Instructions to follow –
Return the lines below exactly, from the first line to the line that contains "const TRIGGER_LEVEL = 4.52;". Leave out pictures.

━━━ Given material

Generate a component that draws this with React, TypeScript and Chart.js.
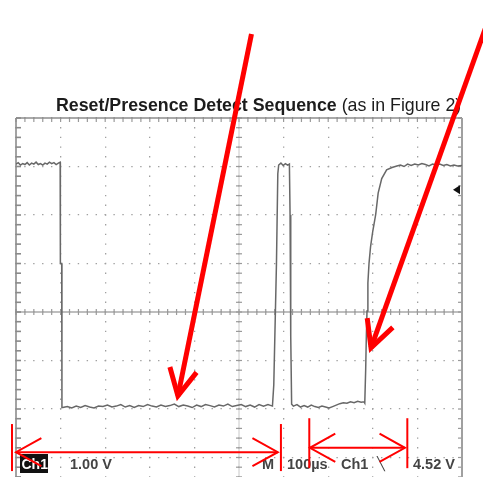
import React, { useEffect, useRef } from "react";
import { Chart, registerables } from "chart.js";

Chart.register(...registerables);

// Axis ranges (time in µs, voltage in V; 100 µs/div, 1.00 V/div)
const TIME_MIN = 0;
const TIME_MAX = 1000;
const TIME_DIV = 100;
const VOLT_MIN = -2;
const VOLT_MAX = 6;
const VOLT_DIV = 1;
const TRIGGER_LEVEL = 4.52;

// Trace segments [time µs, volts]
const highStart: [number, number][] = [
  [0, 5.05], [5, 5.08], [10, 5.03], [15, 5.06], [20, 5.04], [25, 5.08], [30, 5.03],
  [35, 5.07], [40, 5.05], [45, 5.09], [50, 5.04], [55, 5.06], [60, 5.03], [65, 5.07],
  [70, 5.05], [75, 5.09], [80, 5.06], [85, 5.08], [90, 5.04], [95, 5.07], [99, 5.09],
];
const fallEdge: [number, number][] = [
  [99.5, 3.0], [102.5, 3.0], [103, 0.03],
];
const lowReset: [number, number][] = [
  [105, 0.03], [115, 0.05], [125, 0.02], [135, 0.06], [145, 0.03], [155, 0.07], [165, 0.04],
  [175, 0.02], [185, 0.06], [195, 0.05], [205, 0.08], [215, 0.04], [225, 0.06], [235, 0.09],
  [245, 0.04], [255, 0.07], [265, 0.03], [275, 0.07], [285, 0.05], [295, 0.09], [305, 0.06],
  [315, 0.04], [325, 0.08], [335, 0.05], [345, 0.07], [355, 0.1], [365, 0.05], [375, 0.08],
  [385, 0.06], [395, 0.03], [405, 0.08], [415, 0.05], [425, 0.09], [435, 0.07], [445, 0.04],
  [455, 0.08], [465, 0.06], [475, 0.1], [485, 0.05], [495, 0.07], [505, 0.09], [515, 0.05],
  [525, 0.08], [535, 0.04], [545, 0.09], [555, 0.06], [565, 0.09], [575, 0.06],
];
const pulse: [number, number][] = [
  [576, 0.06], [578, 0.5], [584, 3.0], [587, 4.85], [589, 5.03], [594, 5.07], [599, 5.02],
  [604, 5.06], [609, 5.03], [613, 5.05], [614.5, 4.0], [616, 1.5], [618, 0.1],
];
const lowPresence: [number, number][] = [
  [622, 0.06], [630, 0.09], [638, 0.04], [646, 0.07], [654, 0.04], [662, 0.08], [670, 0.05],
  [678, 0.03], [686, 0.06], [694, 0.04], [702, 0.02], [710, 0.05], [718, 0.08], [726, 0.11],
  [734, 0.13], [742, 0.12], [750, 0.15], [758, 0.13], [766, 0.16], [774, 0.14], [780, 0.15],
];
const riseEdge: [number, number][] = [
  [782, 0.12], [784, 0.8], [785.5, 1.5], [787, 2.02], [789, 2.6], [791.5, 3.0], [795, 3.35],
  [800, 3.67], [806.5, 4.01], [812, 4.45], [820, 4.75], [831, 4.93], [843, 4.98], [854, 5.01],
];
const highEnd: [number, number][] = [
  [862, 5.03], [870, 5.0], [878, 5.05], [886, 5.02], [894, 5.05], [902, 5.03], [910, 5.06],
  [918, 5.04], [926, 5.01], [934, 5.05], [942, 5.03], [950, 5.05], [958, 5.02], [966, 5.04],
  [974, 5.01], [982, 5.03], [990, 5.01], [1000, 5.02],
];

// Text
const titleBold = "Reset/Presence Detect Sequence";
const titleRegular = "(as in Figure 2)";
const readoutChannel = "Ch1";
const readoutScale = "1.00 V";
const readoutMain = "M";
const readoutTime = "100µs";
const readoutTrigSrc = "Ch1";
const readoutSlope = "\u2572";
const readoutTrigLevel = "4.52 V";

// Red annotations, in data units (µs, V)
const pointerArrows: { from: [number, number]; to: [number, number] }[] = [
  { from: [528, 7.73], to: [363, 0.27] },
  { from: [1052, 7.84], to: [796, 1.26] },
];
const spanMarks: { start: number; end: number; barStart: number; barEnd: number; level: number; top: number; bottom: number }[] = [
  { start: 0, end: 587, barStart: -9, barEnd: 594, level: -0.89, top: -0.31, bottom: -1.28 },
  { start: 659, end: 872, barStart: 657.6, barEnd: 877.4, level: -0.8, top: -0.19, bottom: -1.22 },
];

const CANVAS_W = 483;
const CANVAS_H = 520;

function line(ctx: CanvasRenderingContext2D, x1: number, y1: number, x2: number, y2: number) {
  ctx.beginPath();
  ctx.moveTo(x1, y1);
  ctx.lineTo(x2, y2);
  ctx.stroke();
}

function arrowHead(ctx: CanvasRenderingContext2D, tipX: number, tipY: number, backX: number, backY: number, len: number, angDeg: number) {
  const dx = backX - tipX;
  const dy = backY - tipY;
  const d = Math.hypot(dx, dy) || 1;
  const ux = dx / d;
  const uy = dy / d;
  const a = (angDeg * Math.PI) / 180;
  const r = (s: number) => [ux * Math.cos(s * a) - uy * Math.sin(s * a), ux * Math.sin(s * a) + uy * Math.cos(s * a)];
  const [ax, ay] = r(1);
  const [bx, by] = r(-1);
  ctx.beginPath();
  ctx.moveTo(tipX + ax * len, tipY + ay * len);
  ctx.lineTo(tipX, tipY);
  ctx.lineTo(tipX + bx * len, tipY + by * len);
  ctx.stroke();
}

const scopePlugin = {
  id: "scopeDecor",
  beforeDatasetsDraw(chart: any) {
    const { ctx, chartArea: a, scales } = chart;
    const xs = scales.x;
    const ys = scales.y;
    const cx = xs.getPixelForValue((TIME_MIN + TIME_MAX) / 2);
    const cy = ys.getPixelForValue((VOLT_MIN + VOLT_MAX) / 2);
    ctx.save();
    // center crosshair
    ctx.strokeStyle = "#a9a9a9";
    ctx.lineWidth = 1.6;
    line(ctx, a.left, cy, a.right, cy);
    ctx.strokeStyle = "#c8c8c8";
    ctx.lineWidth = 1;
    line(ctx, cx, a.top, cx, a.bottom);
    // minor ticks
    ctx.strokeStyle = "#9a9a9a";
    ctx.lineWidth = 1.2;
    const nx = ((TIME_MAX - TIME_MIN) / TIME_DIV) * 5;
    for (let i = 0; i <= nx; i++) {
      const x = xs.getPixelForValue(TIME_MIN + (i * TIME_DIV) / 5);
      line(ctx, x, cy - 3, x, cy + 3);
      line(ctx, x, a.top, x, a.top + 4);
    }
    const ny = ((VOLT_MAX - VOLT_MIN) / VOLT_DIV) * 5;
    for (let j = 0; j <= ny; j++) {
      const y = ys.getPixelForValue(VOLT_MIN + (j * VOLT_DIV) / 5);
      line(ctx, cx - 3, y, cx + 3, y);
      ctx.strokeStyle = "#8a8a8a";
      ctx.lineWidth = 1.6;
      line(ctx, a.left, y, a.left + 5, y);
      ctx.strokeStyle = "#9a9a9a";
      ctx.lineWidth = 1.2;
      line(ctx, a.right - 4, y, a.right, y);
    }
    // frame
    ctx.strokeStyle = "#8c8c8c";
    ctx.lineWidth = 1.6;
    line(ctx, a.left, a.top, a.right, a.top);
    line(ctx, a.left, a.top, a.left, a.bottom);
    ctx.strokeStyle = "#a0a0a0";
    ctx.lineWidth = 2;
    line(ctx, a.right, a.top, a.right, a.bottom);
    // trigger level marker
    const ty = ys.getPixelForValue(TRIGGER_LEVEL);
    ctx.fillStyle = "#111";
    ctx.beginPath();
    ctx.moveTo(a.right - 9, ty);
    ctx.lineTo(a.right - 2, ty - 4.5);
    ctx.lineTo(a.right - 2, ty + 4.5);
    ctx.closePath();
    ctx.fill();
    ctx.restore();
  },
  afterDraw(chart: any) {
    const { ctx, scales } = chart;
    const xs = scales.x;
    const ys = scales.y;
    ctx.save();
    // title
    ctx.textBaseline = "alphabetic";
    ctx.textAlign = "left";
    ctx.fillStyle = "#1c1c1c";
    ctx.font = 'bold 17.8px "Liberation Sans", Arial, sans-serif';
    ctx.fillText(titleBold, 56, 110.5);
    const wb = ctx.measureText(titleBold + " ").width;
    ctx.font = '17.8px "Liberation Sans", Arial, sans-serif';
    ctx.fillText(titleRegular, 56 + wb, 110.5);

    // readout
    ctx.fillStyle = "#111";
    ctx.fillRect(20, 454, 28, 19);
    ctx.fillStyle = "#fff";
    ctx.font = 'bold 14px "Liberation Sans", Arial, sans-serif';
    ctx.fillText(readoutChannel, 21.5, 469);
    ctx.fillStyle = "#444";
    ctx.font = 'bold 14.5px "Liberation Sans", Arial, sans-serif';
    ctx.fillText(readoutScale, 70, 469);
    ctx.fillText(readoutMain, 262, 469);
    ctx.fillText(readoutTime, 287, 469);
    ctx.fillText(readoutTrigSrc, 341, 469);
    ctx.font = '13px "DejaVu Sans", sans-serif';
    ctx.fillText(readoutSlope, 377, 468);
    ctx.font = 'bold 14.5px "Liberation Sans", Arial, sans-serif';
    ctx.fillText(readoutTrigLevel, 413, 469);

    // red annotations
    ctx.strokeStyle = "rgb(255,0,0)";
    ctx.lineJoin = "miter";
    ctx.lineCap = "butt";
    for (const s of spanMarks) {
      ctx.lineWidth = 2;
      const xb1 = xs.getPixelForValue(s.barStart);
      const xb2 = xs.getPixelForValue(s.barEnd);
      const yt = ys.getPixelForValue(s.top);
      const yb = ys.getPixelForValue(s.bottom);
      line(ctx, xb1, yt, xb1, yb);
      line(ctx, xb2, yt, xb2, yb);
      const x1 = xs.getPixelForValue(s.start);
      const x2 = xs.getPixelForValue(s.end);
      const yl = ys.getPixelForValue(s.level);
      line(ctx, x1, yl, x2, yl);
      arrowHead(ctx, x1, yl, x2, yl, 29, 29);
      arrowHead(ctx, x2, yl, x1, yl, 29, 29);
    }
    for (const p of pointerArrows) {
      ctx.lineWidth = 5;
      const fx = xs.getPixelForValue(p.from[0]);
      const fy = ys.getPixelForValue(p.from[1]);
      const tx = xs.getPixelForValue(p.to[0]);
      const ty = ys.getPixelForValue(p.to[1]);
      line(ctx, fx, fy, tx, ty);
      arrowHead(ctx, tx, ty, fx, fy, 30, 27);
    }
    ctx.restore();
  },
};

export default function App() {
  const canvasRef = useRef<HTMLCanvasElement | null>(null);

  useEffect(() => {
    const canvas = canvasRef.current;
    if (!canvas) return;
    const trace = [
      ...highStart, ...fallEdge, ...lowReset, ...pulse, ...lowPresence, ...riseEdge, ...highEnd,
    ].map(([x, y]) => ({ x, y }));

    const chart = new Chart(canvas, {
      type: "line",
      data: {
        datasets: [
          {
            data: trace,
            borderColor: "#686868",
            borderWidth: 1.5,
            pointRadius: 0,
            tension: 0,
          },
        ],
      },
      options: {
        responsive: false,
        animation: false,
        devicePixelRatio: 1,
        layout: { padding: { left: 16, top: 118, right: 21, bottom: 14 } },
        plugins: {
          legend: { display: false },
          tooltip: { enabled: false },
          title: { display: false },
        },
        scales: {
          x: {
            type: "linear",
            min: TIME_MIN,
            max: TIME_MAX,
            ticks: { display: false, stepSize: TIME_DIV },
            grid: { color: "#a0a0a0", lineWidth: 1.3, drawTicks: false },
            border: { display: false, dash: [1.4, 8.3], dashOffset: 0.7 },
          },
          y: {
            type: "linear",
            min: VOLT_MIN,
            max: VOLT_MAX,
            ticks: { display: false, stepSize: VOLT_DIV },
            grid: { color: "#a0a0a0", lineWidth: 1.3, drawTicks: false },
            border: { display: false, dash: [1.4, 7.52], dashOffset: 0.7 },
          },
        },
      },
      plugins: [scopePlugin],
    } as any);

    return () => chart.destroy();
  }, []);

  return (
    <div style={{ position: "fixed", left: 0, top: 0, width: CANVAS_W, height: CANVAS_H, background: "#fff" }}>
      <canvas ref={canvasRef} width={CANVAS_W} height={CANVAS_H} style={{ display: "block" }} />
    </div>
  );
}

━━━━━━

Response below –
Generate a component that draws this with React, TypeScript and Chart.js.
import React, { useEffect, useRef } from "react";
import { Chart, registerables } from "chart.js";

Chart.register(...registerables);

// Axis ranges (time in µs, voltage in V; 100 µs/div, 1.00 V/div)
const TIME_MIN = 0;
const TIME_MAX = 1000;
const TIME_DIV = 100;
const VOLT_MIN = -2;
const VOLT_MAX = 6;
const VOLT_DIV = 1;
const TRIGGER_LEVEL = 4.52;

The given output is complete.